Two US aircraft carriers - one going home, the other headed for the Far East - rendezvoused 1,000 miles out in the Pacific Ocean. For several days, as the ships cruised side by side, critical weapons were moved from one vessel to the other. Finally, the supercarrier bound for Asia was fully armed and steamed away. The other carrier, its missiles removed, turned toward California.
Such mid-ocean transfers of weapons are essential today because of what some top military officers consider an extremely serious problem: There aren't enough weapons - especially missiles - to go around.
The Navy currently has 13 first-line aircraft carriers. But there are adequate supplies of high technology weapons in the Navy's arsenal for only five of these ships. The most glaring shortages, Pentagon officials say, are in air-to-air missiles, like the long-range Phoenix, the medium-range Sparrow, and the Sidewinder for use in aerial dogfights.
These concerns highlight two aspects of the defense debate in Washington:
* Military planners worry that despite critical shortages, support for Pentagon spending is waning, both on Capitol Hill and with voters.
* Democratic critics in Congress say that many of the most important shortages are the fault of the military, which has done a poor job of setting priorities.
Great Britain's experience in the Falklands war, where Her Majesty's fleet ran dangerously short of ammunition, most sharply brought home the need for larger stocks of weapons to Pentagon strategists. They say the United States should substantially raise its supplies of everything from million-dollar missiles to mundane items like bullets and mortar shells.
A study by the Navy Department on the Falklands war reflected this concern. The report says:
''It is perplexing to American planners to hear voices in the US Congress suggesting that Defense is getting too much budgetary support, when after 15 years of neglect it is not possible to fill the launchers and magazines of our active US Navy fleet of 514 ships even once with high technology munitions.''
The carriers are one of the most vivid examples of this problem.
Top Pentagon officials, who asked not to be identified by name, say that every time a supercarrier returns from a foreign deployment - whether in the Indian Ocean, the Mediterranean, the Atlantic, or the Pacific - it must transfer its weapons to the carrier that replaces it.
Such mid-ocean transfers are also made by smaller ships. A destroyer skipper interviewed here, for example, says he must give up some of his high technology weapons to another ship when he returns to a US port. The shortages run through the fleet.
In each of the services, these shortages are slowly being filled. But it will take until the 1990s, officials say, to close all the gaps.
On Capitol Hill, this Pentagon grumbling draws a mixed response, although even Democratic experts on military matters are concerned about the problem.

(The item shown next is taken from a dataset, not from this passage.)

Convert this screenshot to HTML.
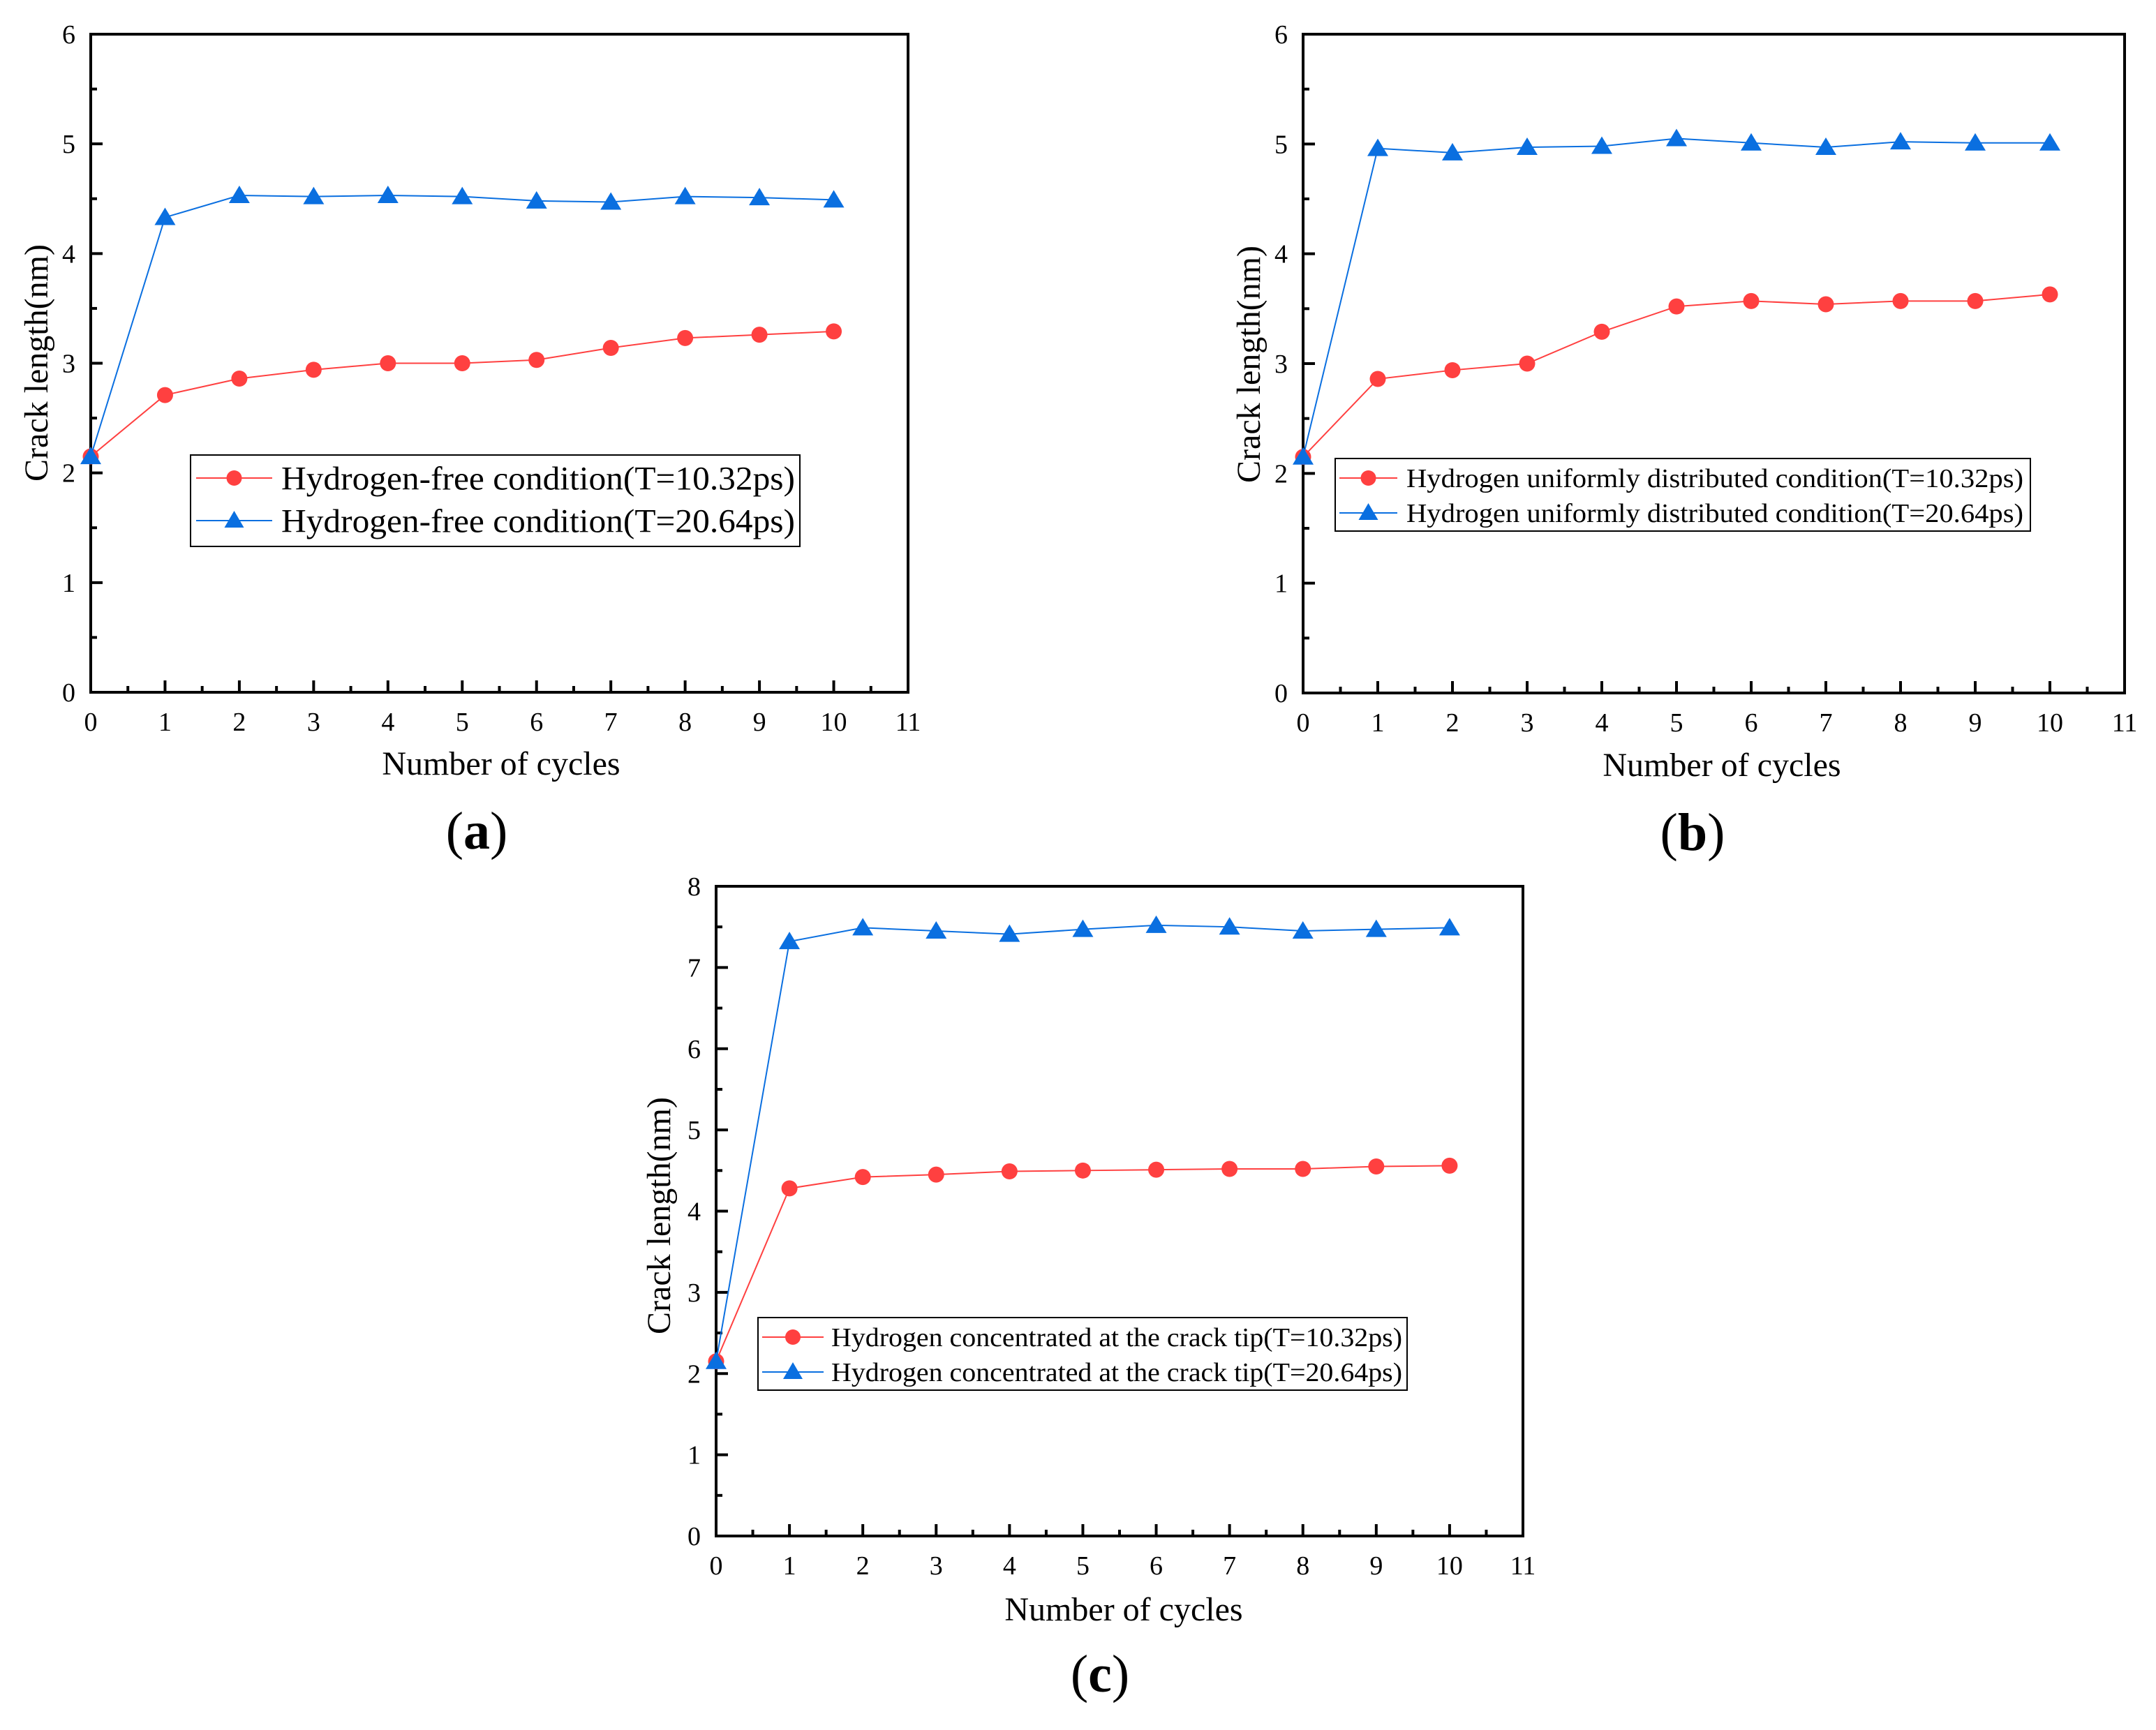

One specialist on the Navy says the shortage of high-tech ammunition ''really could mean we have only one-third or one-half the Navy we think we do. A ship without ammunition cannot fight.''
Another defense specialist says, however, that the Pentagon is responsible for ''not getting its priorities straight.
''There is a substantial problem,'' he explains. '' But there has been 63 percent real growth in the Defense budget since 1981. It is not a money problem. The key is the Pentagon's priorities.
''The services spend most of their allowance on aircraft, ships, and other big items. It is they who don't ask for missiles, rather than Congress which doesn't fund them. I can't think of a single year when the Pentagon's request for Phoenix, Sparrow, or Sidewinder missiles has been cut.''
Roots of the current shortages reach back to the 1950s and '60s, when US military thinking was geared to a short, intense war. In Europe, US strategy was to respond to a Soviet-bloc attack for about six days with conventional weapons, then ''go nuclear'' if necessary.
That has changed, of course. Today in Europe the Soviets have at least as much - if not more - nuclear clout than does NATO. Neither side is anxious to go nuclear. If war broke out, each side might find itself limited to conventional arms by a balance of nuclear terror.
The Soviets, however, have stockpiled conventional war supplies, including ammunition, to fight for ''many months,'' US officials say.
Western forces had only 15 days of conventional supplies, such as bullets and artillery shells, in 1979. In 1980, the situation was so serious that the US Army Chief of Staff called his forces ''the hollow army.''
Today, with the Reagan buildup, some of those hollow spaces are being filled. Army supplies in Europe are estimated currently at about 30 days. NATO is aiming for 60 days of supplies by 1990, and 90 days of supplies some time thereafter.
The Pentagon, however, remains unhappy with Congress, and on the Hill the feeling is mutual. Top Defense officials mutter over a $722 million cut that they blame Congress for making in the 1983 ammunition budget. Dropped from the budget were $460 million in Army ordnance, including bullets, mortars, and chemical weapons. Marines lost $186 million, the Air Force $48 million, the Navy $28 million.
Even so, the total ordnance budget was up over the previous year. And a House defense specialist notes that some of those trims cited by the Pentagon were later supported by the White House.
Back on board a US warship here, however, Navy officers say all this infighting only slows the help they need. Having a warship with empty magazines doesn't give them much comfort.